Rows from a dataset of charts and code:
━━━━
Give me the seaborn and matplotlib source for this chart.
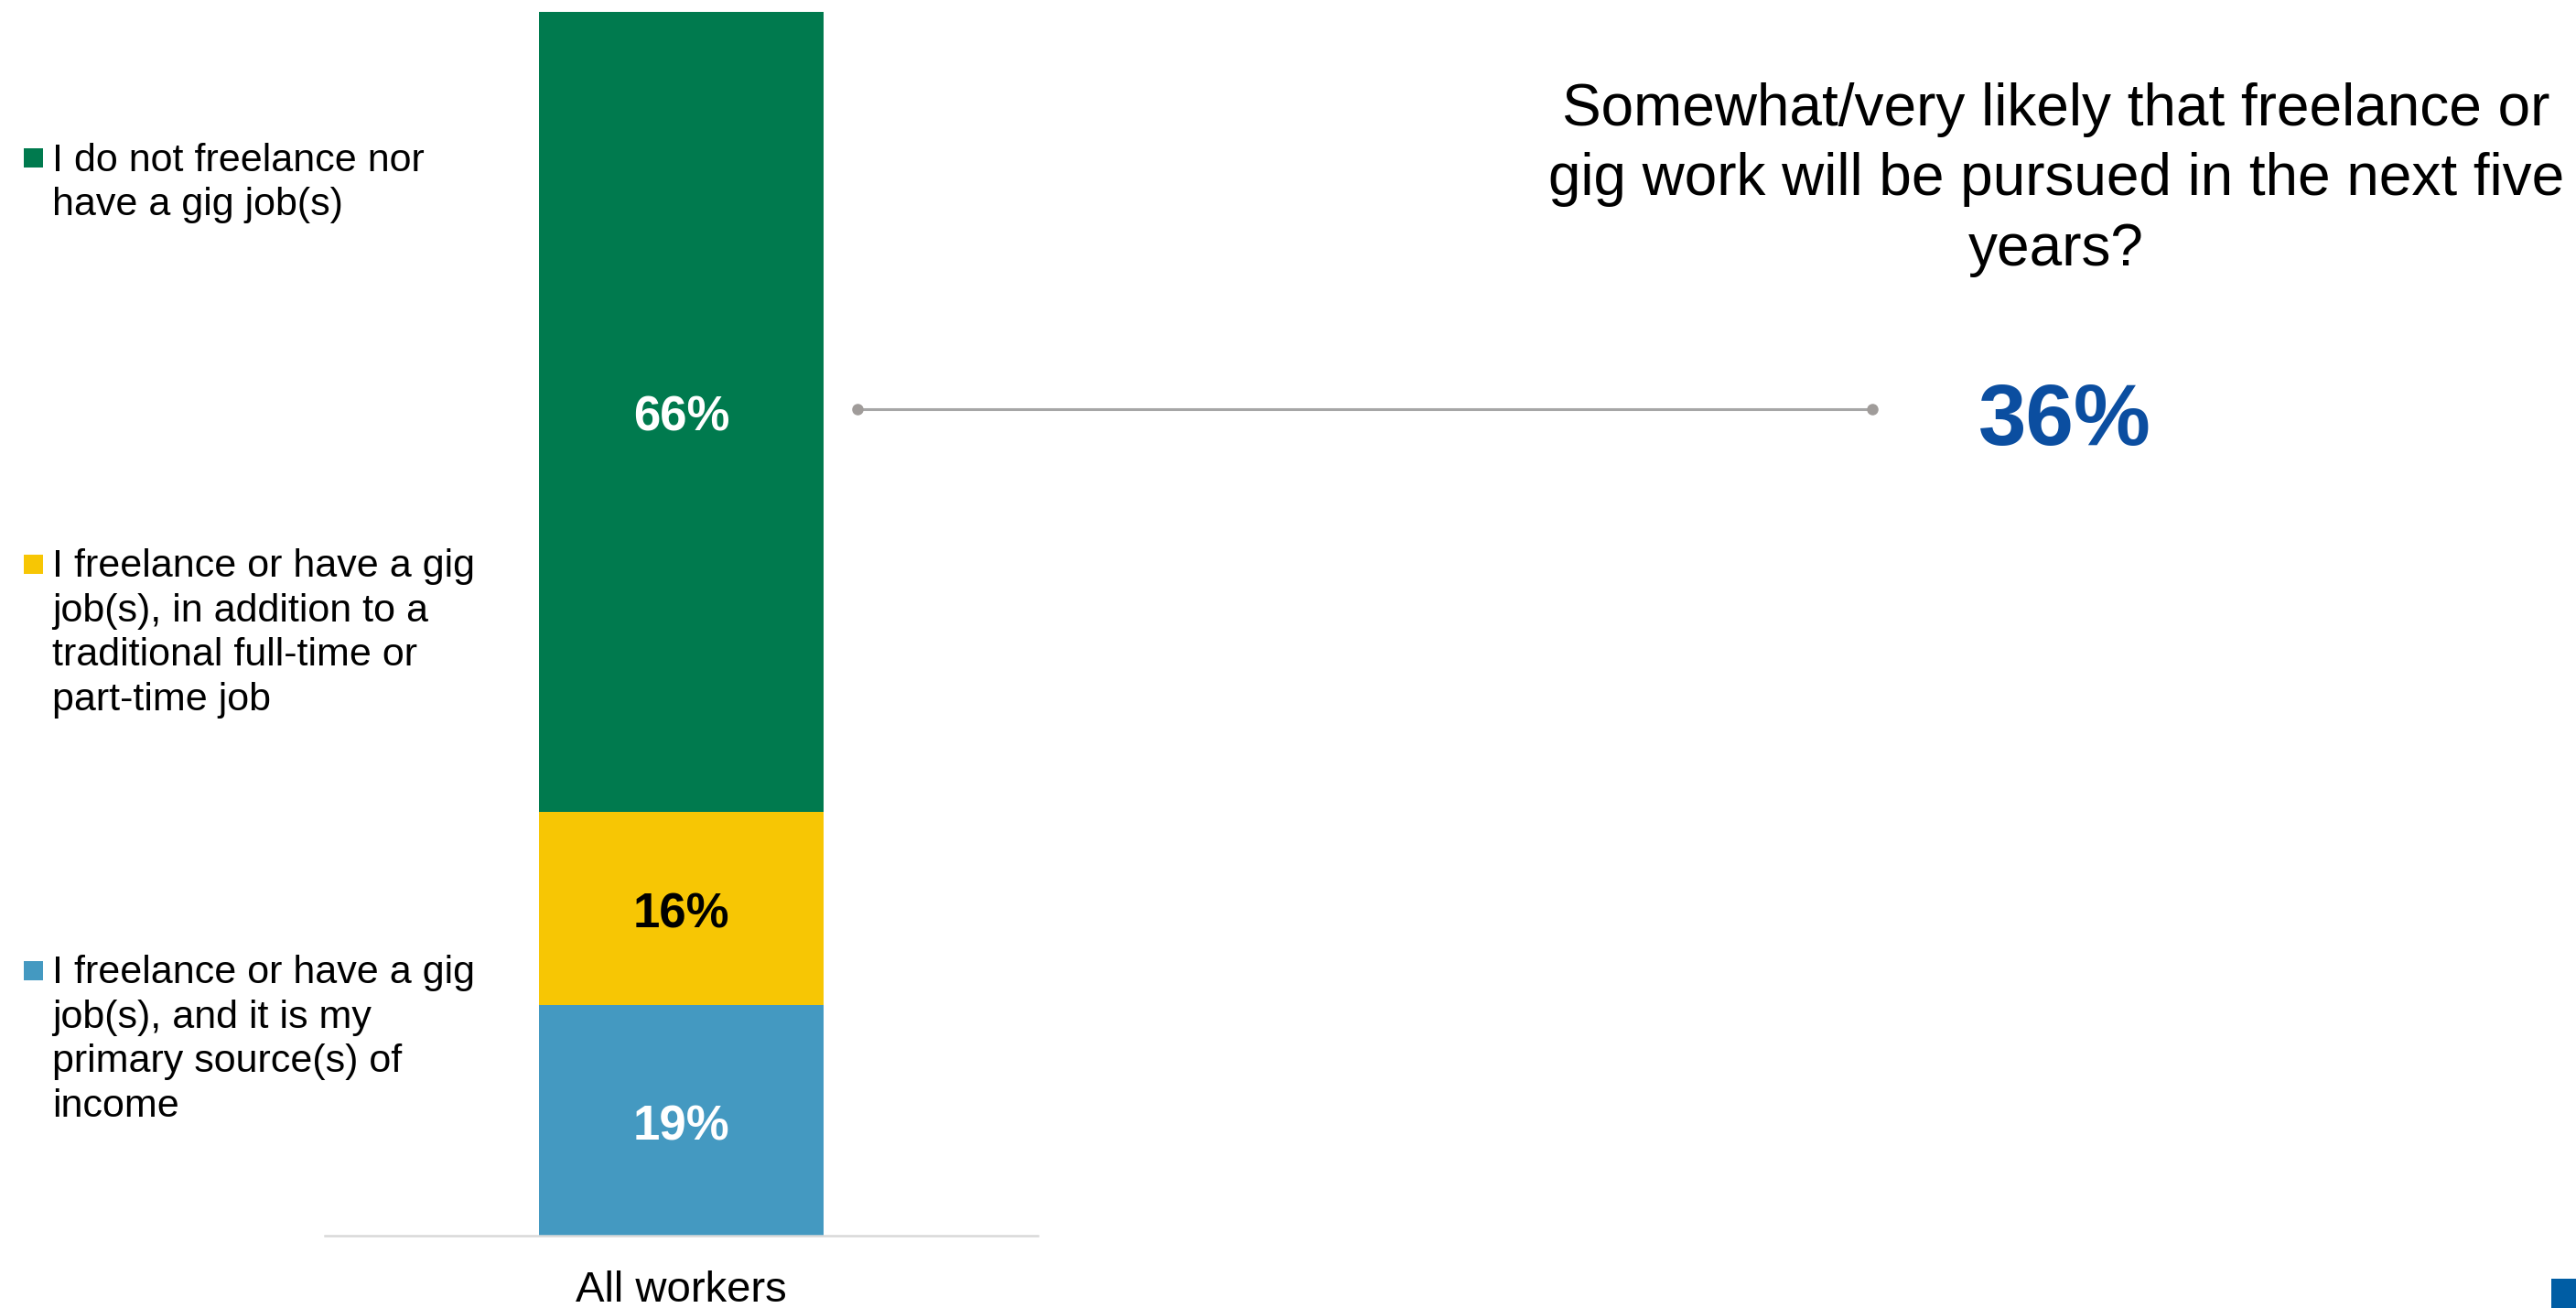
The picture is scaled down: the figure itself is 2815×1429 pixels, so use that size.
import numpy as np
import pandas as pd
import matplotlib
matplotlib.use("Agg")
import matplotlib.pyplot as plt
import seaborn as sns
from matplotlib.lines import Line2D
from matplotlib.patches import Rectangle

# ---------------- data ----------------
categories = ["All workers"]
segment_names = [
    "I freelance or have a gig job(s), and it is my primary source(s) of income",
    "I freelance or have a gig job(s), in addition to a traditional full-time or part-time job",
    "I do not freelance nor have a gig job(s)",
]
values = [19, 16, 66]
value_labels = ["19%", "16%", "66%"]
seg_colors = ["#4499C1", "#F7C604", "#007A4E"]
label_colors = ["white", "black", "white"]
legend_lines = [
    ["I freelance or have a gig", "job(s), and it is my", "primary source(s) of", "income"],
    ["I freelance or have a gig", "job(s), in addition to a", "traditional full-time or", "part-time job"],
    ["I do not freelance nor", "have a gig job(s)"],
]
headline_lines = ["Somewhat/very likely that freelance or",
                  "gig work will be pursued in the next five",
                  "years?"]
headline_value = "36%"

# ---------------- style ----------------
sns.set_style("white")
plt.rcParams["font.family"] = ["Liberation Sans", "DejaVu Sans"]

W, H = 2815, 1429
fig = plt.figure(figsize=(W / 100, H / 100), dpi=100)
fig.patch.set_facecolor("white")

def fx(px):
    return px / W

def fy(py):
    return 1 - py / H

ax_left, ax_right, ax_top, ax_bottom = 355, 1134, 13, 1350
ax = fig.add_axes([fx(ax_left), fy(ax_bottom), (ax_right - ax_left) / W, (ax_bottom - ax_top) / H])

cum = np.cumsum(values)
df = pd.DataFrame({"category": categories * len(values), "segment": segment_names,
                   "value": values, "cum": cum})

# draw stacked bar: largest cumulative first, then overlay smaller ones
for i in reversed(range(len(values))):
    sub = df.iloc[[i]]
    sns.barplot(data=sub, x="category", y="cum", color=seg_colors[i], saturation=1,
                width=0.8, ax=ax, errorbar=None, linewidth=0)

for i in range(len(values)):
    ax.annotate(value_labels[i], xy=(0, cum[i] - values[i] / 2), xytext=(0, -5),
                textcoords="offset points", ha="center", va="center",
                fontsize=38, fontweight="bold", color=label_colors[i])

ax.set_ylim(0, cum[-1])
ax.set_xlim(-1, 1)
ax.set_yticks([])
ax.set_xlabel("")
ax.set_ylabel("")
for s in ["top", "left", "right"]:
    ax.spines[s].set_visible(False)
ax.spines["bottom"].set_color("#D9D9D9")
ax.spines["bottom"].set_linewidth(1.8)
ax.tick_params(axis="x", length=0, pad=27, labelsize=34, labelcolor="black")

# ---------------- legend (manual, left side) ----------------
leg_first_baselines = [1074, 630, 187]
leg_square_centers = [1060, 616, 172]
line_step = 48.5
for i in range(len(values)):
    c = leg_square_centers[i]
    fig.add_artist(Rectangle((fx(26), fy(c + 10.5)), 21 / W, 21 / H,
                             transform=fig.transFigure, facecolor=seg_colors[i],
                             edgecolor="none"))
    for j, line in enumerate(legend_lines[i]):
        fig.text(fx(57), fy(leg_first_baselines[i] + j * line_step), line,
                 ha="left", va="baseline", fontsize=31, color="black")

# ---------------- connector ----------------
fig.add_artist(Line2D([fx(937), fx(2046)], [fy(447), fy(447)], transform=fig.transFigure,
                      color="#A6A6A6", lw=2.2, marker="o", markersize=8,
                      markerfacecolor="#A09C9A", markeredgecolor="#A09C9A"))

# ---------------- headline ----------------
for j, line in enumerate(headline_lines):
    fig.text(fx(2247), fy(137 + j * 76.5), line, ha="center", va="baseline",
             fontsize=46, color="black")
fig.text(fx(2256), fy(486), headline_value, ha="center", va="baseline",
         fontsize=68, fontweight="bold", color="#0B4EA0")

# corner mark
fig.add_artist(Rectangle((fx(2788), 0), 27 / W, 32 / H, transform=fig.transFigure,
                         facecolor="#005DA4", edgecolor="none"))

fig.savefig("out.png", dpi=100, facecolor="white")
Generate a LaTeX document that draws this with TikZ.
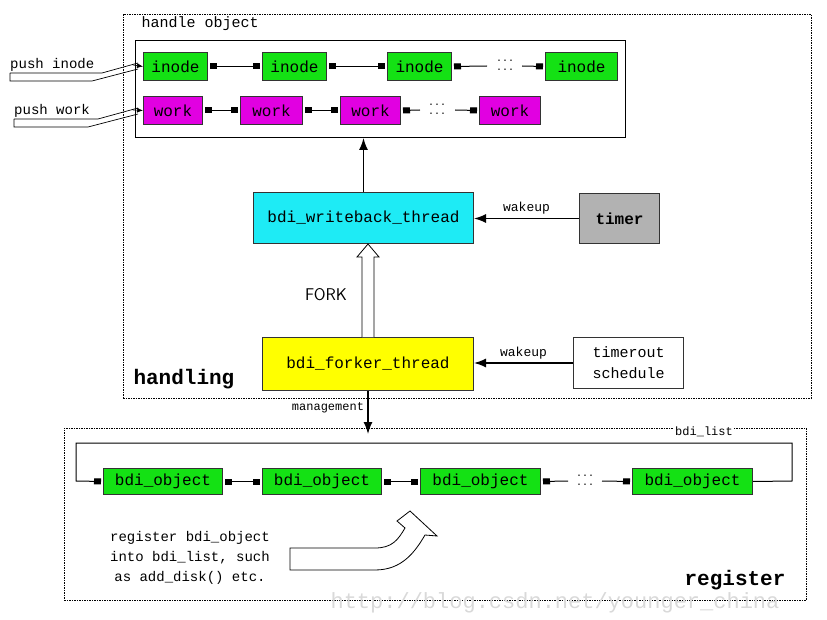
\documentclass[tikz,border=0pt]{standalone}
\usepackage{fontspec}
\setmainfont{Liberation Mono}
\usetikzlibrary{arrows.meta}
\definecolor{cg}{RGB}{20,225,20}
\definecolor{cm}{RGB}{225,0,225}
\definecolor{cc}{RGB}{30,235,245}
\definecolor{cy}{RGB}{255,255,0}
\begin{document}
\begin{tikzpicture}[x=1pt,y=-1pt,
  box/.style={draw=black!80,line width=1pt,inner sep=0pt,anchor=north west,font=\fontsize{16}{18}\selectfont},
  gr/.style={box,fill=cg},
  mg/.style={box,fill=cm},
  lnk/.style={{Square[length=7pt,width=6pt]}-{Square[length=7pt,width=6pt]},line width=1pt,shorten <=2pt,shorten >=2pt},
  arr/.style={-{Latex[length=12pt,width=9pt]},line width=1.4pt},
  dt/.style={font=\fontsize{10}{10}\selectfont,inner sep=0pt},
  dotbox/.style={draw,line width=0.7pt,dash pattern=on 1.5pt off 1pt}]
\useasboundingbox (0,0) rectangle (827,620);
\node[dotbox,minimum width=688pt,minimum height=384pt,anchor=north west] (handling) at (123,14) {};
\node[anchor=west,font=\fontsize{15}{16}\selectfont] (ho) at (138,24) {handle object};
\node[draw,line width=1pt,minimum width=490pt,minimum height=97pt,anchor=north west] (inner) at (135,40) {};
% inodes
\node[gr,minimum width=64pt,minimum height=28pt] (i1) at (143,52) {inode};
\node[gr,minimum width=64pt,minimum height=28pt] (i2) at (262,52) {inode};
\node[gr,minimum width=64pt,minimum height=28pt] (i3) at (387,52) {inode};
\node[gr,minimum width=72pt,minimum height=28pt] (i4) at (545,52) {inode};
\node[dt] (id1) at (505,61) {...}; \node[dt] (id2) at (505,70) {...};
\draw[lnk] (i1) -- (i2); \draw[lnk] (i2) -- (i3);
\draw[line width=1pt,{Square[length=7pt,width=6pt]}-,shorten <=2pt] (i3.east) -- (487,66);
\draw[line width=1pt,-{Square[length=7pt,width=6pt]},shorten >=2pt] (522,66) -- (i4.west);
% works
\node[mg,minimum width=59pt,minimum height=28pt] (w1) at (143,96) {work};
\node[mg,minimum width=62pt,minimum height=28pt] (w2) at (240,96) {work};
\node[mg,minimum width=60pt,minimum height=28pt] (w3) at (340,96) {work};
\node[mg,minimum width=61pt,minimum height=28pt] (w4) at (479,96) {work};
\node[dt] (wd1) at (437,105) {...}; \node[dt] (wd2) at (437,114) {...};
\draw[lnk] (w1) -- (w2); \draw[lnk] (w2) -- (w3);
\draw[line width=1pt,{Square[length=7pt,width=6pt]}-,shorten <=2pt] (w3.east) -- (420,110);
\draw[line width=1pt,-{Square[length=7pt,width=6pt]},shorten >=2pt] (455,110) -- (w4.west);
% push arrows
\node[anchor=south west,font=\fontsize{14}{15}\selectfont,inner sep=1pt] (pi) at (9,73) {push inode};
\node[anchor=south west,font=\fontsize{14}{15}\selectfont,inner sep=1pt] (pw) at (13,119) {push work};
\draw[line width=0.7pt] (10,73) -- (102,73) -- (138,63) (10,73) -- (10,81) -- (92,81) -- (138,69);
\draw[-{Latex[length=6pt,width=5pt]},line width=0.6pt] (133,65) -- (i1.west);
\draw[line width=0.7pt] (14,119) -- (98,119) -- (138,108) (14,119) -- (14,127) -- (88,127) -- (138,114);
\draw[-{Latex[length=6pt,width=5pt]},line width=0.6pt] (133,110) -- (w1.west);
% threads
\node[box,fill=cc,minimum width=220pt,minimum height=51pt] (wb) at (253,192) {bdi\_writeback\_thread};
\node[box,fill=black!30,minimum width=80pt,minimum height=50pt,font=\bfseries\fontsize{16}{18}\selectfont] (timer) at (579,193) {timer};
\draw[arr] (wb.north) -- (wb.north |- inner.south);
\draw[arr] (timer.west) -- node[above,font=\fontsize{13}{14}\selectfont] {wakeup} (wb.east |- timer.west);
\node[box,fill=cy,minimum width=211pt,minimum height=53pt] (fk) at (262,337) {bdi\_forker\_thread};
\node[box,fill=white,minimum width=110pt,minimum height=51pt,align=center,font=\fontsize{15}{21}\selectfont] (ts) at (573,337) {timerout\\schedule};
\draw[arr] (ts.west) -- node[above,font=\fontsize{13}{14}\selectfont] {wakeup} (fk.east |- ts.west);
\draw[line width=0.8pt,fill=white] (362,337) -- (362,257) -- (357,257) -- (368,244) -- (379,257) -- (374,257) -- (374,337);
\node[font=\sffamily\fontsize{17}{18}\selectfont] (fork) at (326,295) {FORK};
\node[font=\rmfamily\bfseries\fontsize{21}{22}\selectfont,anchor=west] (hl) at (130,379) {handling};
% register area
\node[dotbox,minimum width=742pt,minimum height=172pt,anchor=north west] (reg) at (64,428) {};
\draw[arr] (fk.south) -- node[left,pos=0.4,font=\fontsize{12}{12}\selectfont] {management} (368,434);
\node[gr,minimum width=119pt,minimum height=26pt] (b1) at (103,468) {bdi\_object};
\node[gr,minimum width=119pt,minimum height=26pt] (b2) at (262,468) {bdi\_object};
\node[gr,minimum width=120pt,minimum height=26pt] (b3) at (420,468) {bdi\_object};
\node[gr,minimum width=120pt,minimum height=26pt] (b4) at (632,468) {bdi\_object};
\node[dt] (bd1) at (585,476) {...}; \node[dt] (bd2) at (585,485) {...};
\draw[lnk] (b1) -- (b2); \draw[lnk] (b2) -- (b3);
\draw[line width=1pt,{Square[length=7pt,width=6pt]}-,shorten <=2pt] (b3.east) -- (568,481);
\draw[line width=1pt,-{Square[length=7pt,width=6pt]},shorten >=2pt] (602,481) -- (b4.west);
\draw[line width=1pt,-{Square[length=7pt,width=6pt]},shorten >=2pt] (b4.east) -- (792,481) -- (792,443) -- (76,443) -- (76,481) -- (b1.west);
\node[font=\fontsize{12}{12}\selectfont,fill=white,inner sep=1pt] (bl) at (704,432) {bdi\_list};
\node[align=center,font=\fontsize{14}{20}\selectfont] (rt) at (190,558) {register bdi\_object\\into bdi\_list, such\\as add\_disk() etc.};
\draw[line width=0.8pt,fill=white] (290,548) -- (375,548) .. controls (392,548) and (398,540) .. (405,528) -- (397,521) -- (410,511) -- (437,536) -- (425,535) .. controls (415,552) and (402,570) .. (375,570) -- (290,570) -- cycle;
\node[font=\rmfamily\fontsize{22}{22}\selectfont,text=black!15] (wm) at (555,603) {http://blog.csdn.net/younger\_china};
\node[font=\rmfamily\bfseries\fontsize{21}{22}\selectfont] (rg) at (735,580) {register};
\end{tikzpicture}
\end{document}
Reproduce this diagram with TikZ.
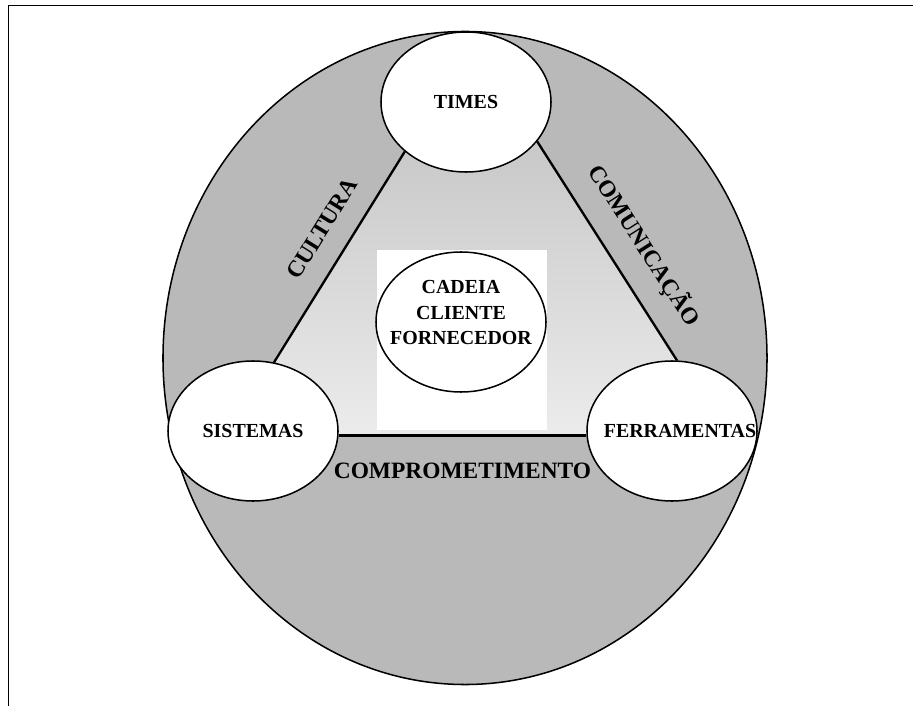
━━━━
* _Given task_
Identify each line of the material where the word "matplotlib" shows up, and copy it.

* _Answer to the exercise_
Give me the seaborn and matplotlib source for this chart.
import matplotlib
matplotlib.use("Agg")
import matplotlib.pyplot as plt
from matplotlib.lines import Line2D
from matplotlib.patches import Rectangle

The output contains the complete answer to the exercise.